The D.C. Circuit Court on Friday asked the Obama Administration to reply promptly to a sweeping new challenge to military commission trials, filed by a detainee facing charges of taking part in Sept. 11, 2001, terrorist attacks.  In a brief order, the Circuit Court said a response by the government must be filed by noon next Tuesday in the case of In re Bin Al-Shibh (docket 09-1238).  By a mere coincidence, the order was issued on the eighth anniversary of the 9/11 attacks.

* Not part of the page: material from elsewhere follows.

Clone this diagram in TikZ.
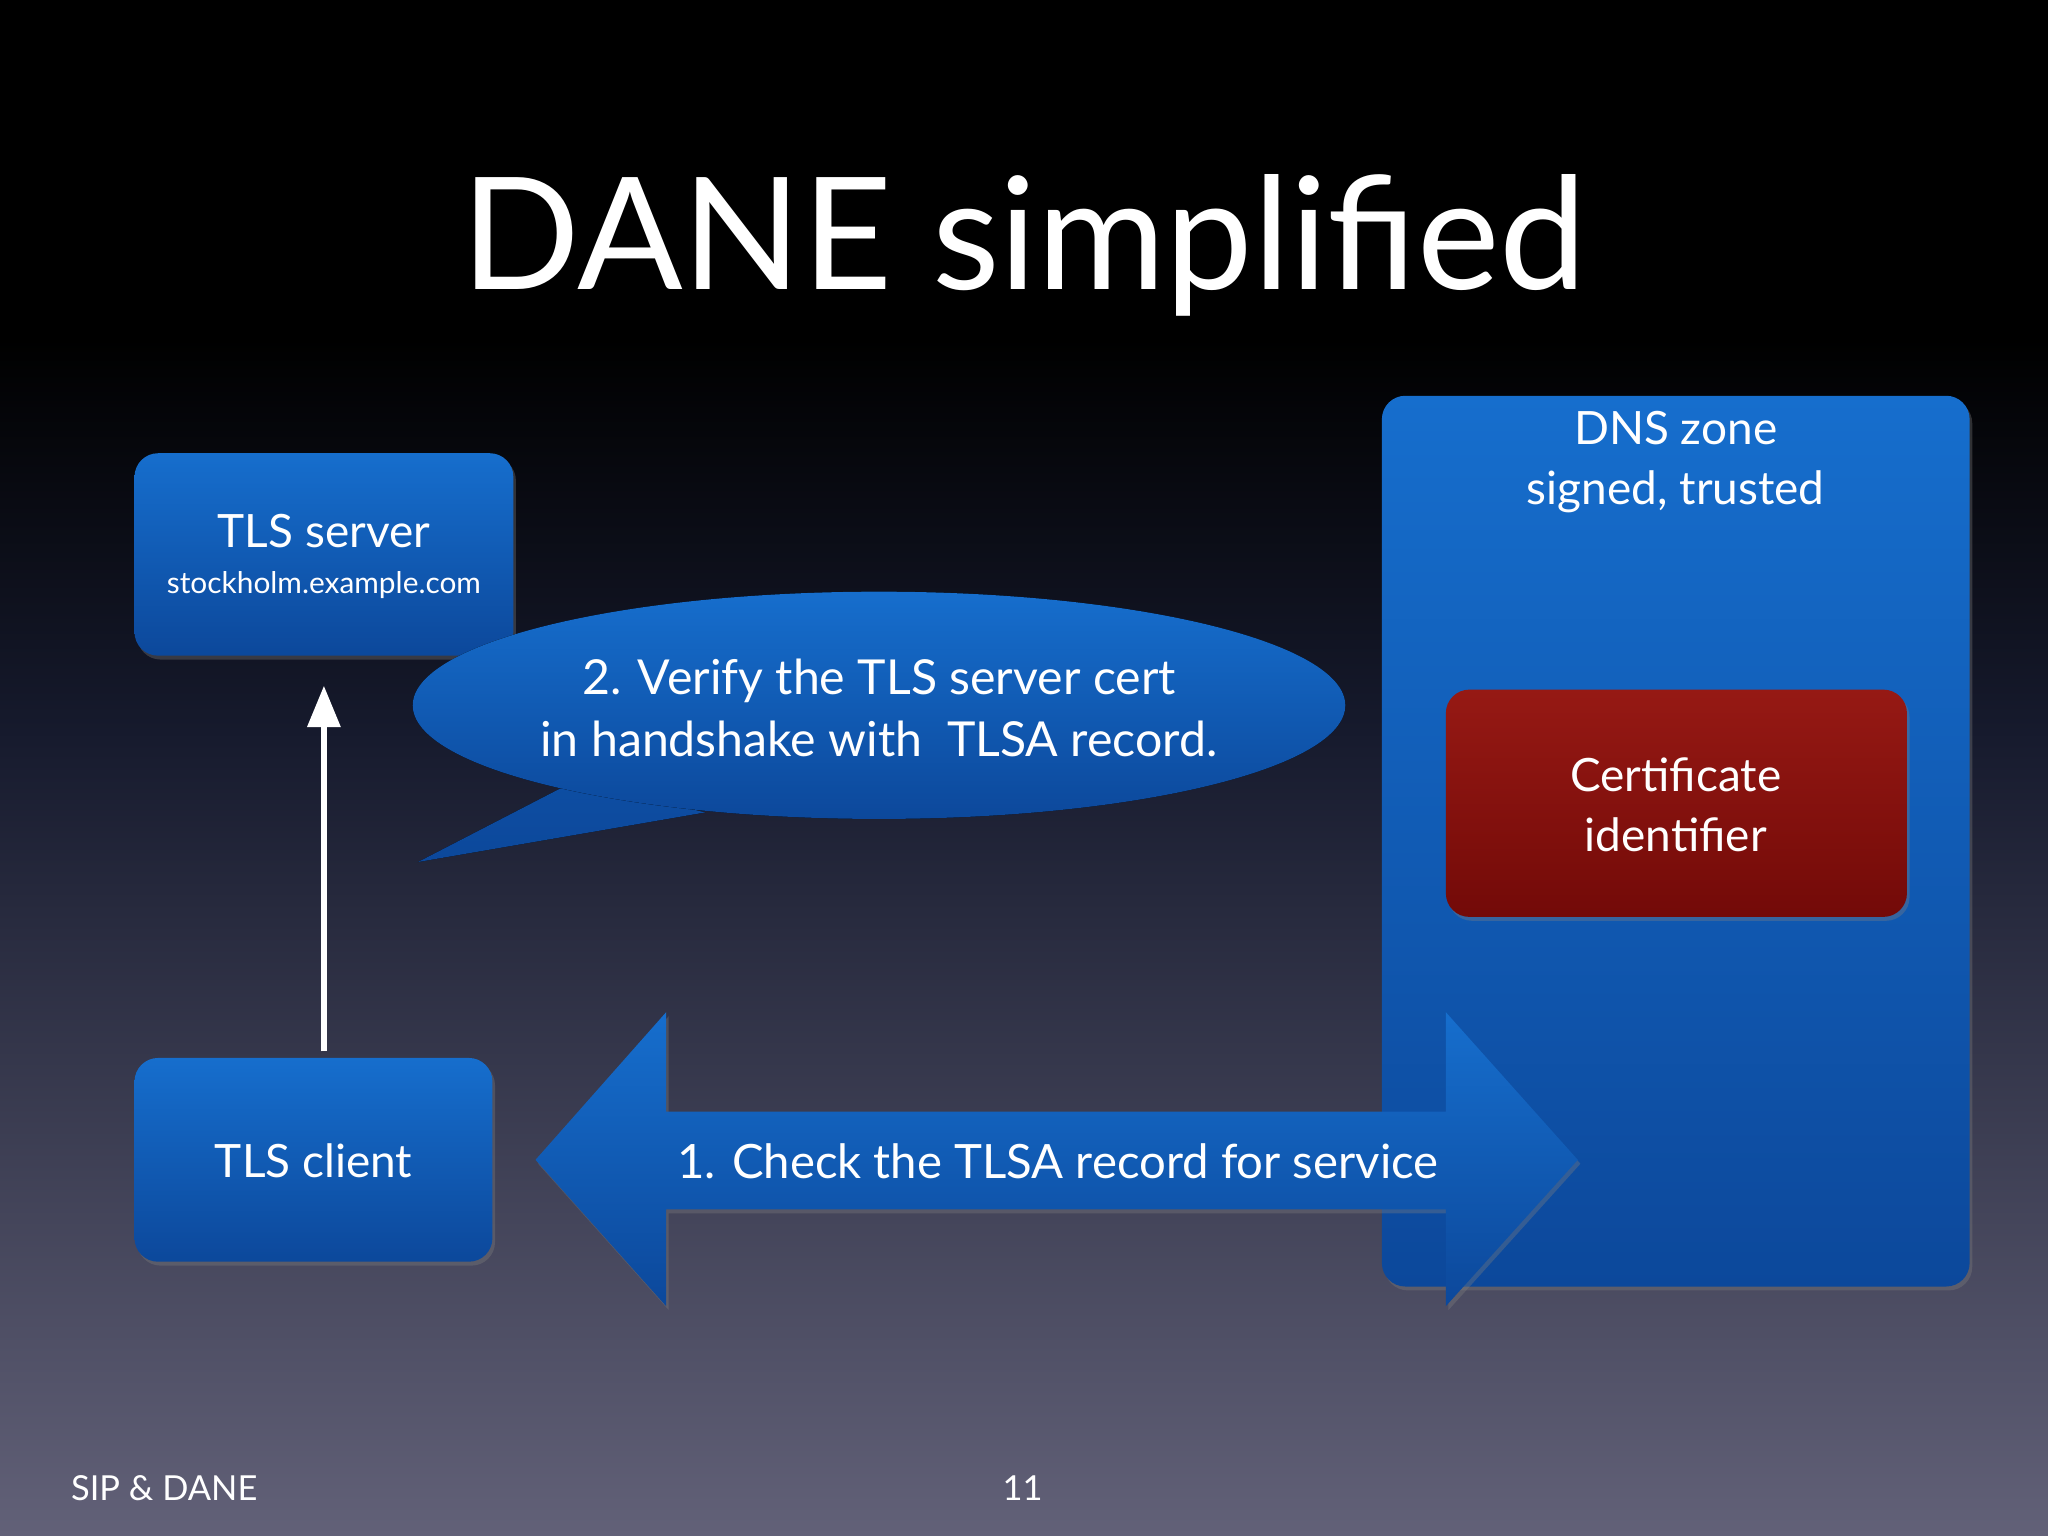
\documentclass[tikz,border=0pt]{standalone}
\usepackage{fontspec}
\setmainfont{Lato}
\usetikzlibrary{shapes.geometric,shadows,arrows.meta}
\definecolor{bgm}{RGB}{22,26,45}
\definecolor{bgb}{RGB}{98,97,120}
\definecolor{bt}{RGB}{22,110,205}
\definecolor{bb}{RGB}{12,72,155}
\definecolor{rt}{RGB}{150,25,20}
\definecolor{rb}{RGB}{115,10,8}
\begin{document}
\begin{tikzpicture}[x=0.01cm,y=-0.01cm,
  bluebox/.style={draw=none,rounded corners=0.18cm,top color=bt,bottom color=bb,
    drop shadow={shadow xshift=0.02cm,shadow yshift=-0.03cm,opacity=0.35}},
  txt/.style={text=white,font=\fontsize{10}{13}\selectfont,align=center}]
\fill[black] (0,0) rectangle (1568,260);
\shade[top color=black,bottom color=bgm] (0,259) rectangle (1568,560);
\shade[top color=bgm,bottom color=bgb] (0,559) rectangle (1568,1176);
\useasboundingbox (0,0) rectangle (1568,1176);
\node[txt,font=\fontsize{34}{40}\selectfont] (title) at (784,188) {DANE simplified};
% DNS zone
\path[bluebox] (1058,303) rectangle (1508,985);
\node[txt] (dns) at (1283,354) {DNS zone\\signed, trusted};
\path[bluebox,top color=rt,bottom color=rb] (1107,528) rectangle (1460,702);
\node[txt] (cert) at (1283,616) {Certificate\\identifier};
% server / client
\path[bluebox] (103,347) rectangle (393,502);
\node[txt] (srv) at (248,426) {TLS server\\[-3pt]{\fontsize{6.5}{8}\selectfont stockholm.example.com}};
\coordinate (srvb) at (248,502);
\path[bluebox] (103,810) rectangle (377,966);
\node[txt] (cli) at (240,889) {TLS client};
\coordinate (clit) at (248,810);
\draw[white,line width=1.3pt,-{Triangle[length=9pt,width=7pt]},shorten <=0.05cm,shorten >=0.23cm] (clit) -- (srvb);
% callout
\fill[top color=bb!85!bt,bottom color=bb] (440,598) -- (320,660) -- (540,622) -- cycle;
\fill[top color=bt,bottom color=bb] (673,540) ellipse[x radius=357,y radius=87];
\node[txt,font=\fontsize{10.5}{13.5}\selectfont] (call) at (673,542) {2. Verify the TLS server cert\\in handshake with \ TLSA record.};
% double arrow
\path[top color=bt,bottom color=bb,
  drop shadow={shadow xshift=0.02cm,shadow yshift=-0.03cm,opacity=0.35}]
  (410,888) -- (510,775) -- (510,851) -- (1107,851) -- (1107,775) -- (1208,888) -- (1107,1000) -- (1107,926) -- (510,926) -- (510,1000) -- cycle;
\node[txt,font=\fontsize{10.3}{13}\selectfont] (chk) at (810,889) {1. Check the TLSA record for service};
% footer
\node[txt,anchor=west,font=\fontsize{7.5}{9}\selectfont] (ft) at (42,1139) {SIP \& DANE};
\node[txt,font=\fontsize{7.5}{9}\selectfont] (pg) at (783,1139) {11};
\end{tikzpicture}
\end{document}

The case, filed by Ramzi Bin Al-Shibh, involves a plea to stop all proceedings in his impending military commission trial on charges that could lead to the death penalty.  Filed in the form of a petititon for a “writ of mandamus and writ of prohibition,” the document contended that the new system of terrorism trials has been unconstitutional since Congress set it up in 2006.  Congress had no authority to create the commission system, and the act, as written, unconstitutionally treats aliens charged with terrorism crimes differently from the way U.S. citizens would be, it asserted.

The entire system, Bin Al-Shibh’s lawyers argued, “has been corrupted by illegitimate political considerations at every step….What the government has sought, and to date received, is not a legitimate judicial proceeding but a political show trial.”  After intentionally brief “show trials,” the document contended, the government plan is to rush off to execution those accused of roles in the 2001 terrorist attacks. 

Against a backdrop of harsh criticism of the entire military commission apparatus, the new case seeks initially to block a Sept. 18 hearing before a military judge at Guantanamo Bay on whether Bin Al-Shibh is mentally competent to stand trial.  The new writ request argued that that proceeding would be fundamentally unfair because BinAl Shibh’s lawyers have been barred from preparing evidence on the competency question.

“Political manipulation” of the system, the document asserted, “now threatens to culminate in a faux competence hearing…, orchestrated by the prosecution and controlled by the CIA [Central Intelligency Agency].”  What is being attempted, it insisted, is the coverup of facts crucial to the question of his competence — that is, “the details of his physicial and psychological abuse at the hands of the CIA.”

Bin Al-Shibh, his lawyers contended, has been found to have a mental disease, “suffering from a psychotic disorder.”

Although the 2006 law creating the military commissions provided for an appeal to the D.C. Circuit once a trial is over and a verdict is in, Bin Al-Shibh’s counsel said that there is no other court where he can bring his constitutional challenge to the system as a whole.  While Congress created a special appeals court within the commission system, the Court of Military Commission Review, that tribunal is barred from hearing basic challenges such as the one now being raised, so an attempt to appeal there to stop the trial would be futile, the document added.

Under the Circuit Court’s order Friday, the government response is due Tuesday, followed by a reply from Bin Al-Shibh’s lawyers on Thursday — one day before the scheduled competency hearing at Guantanamo Bay.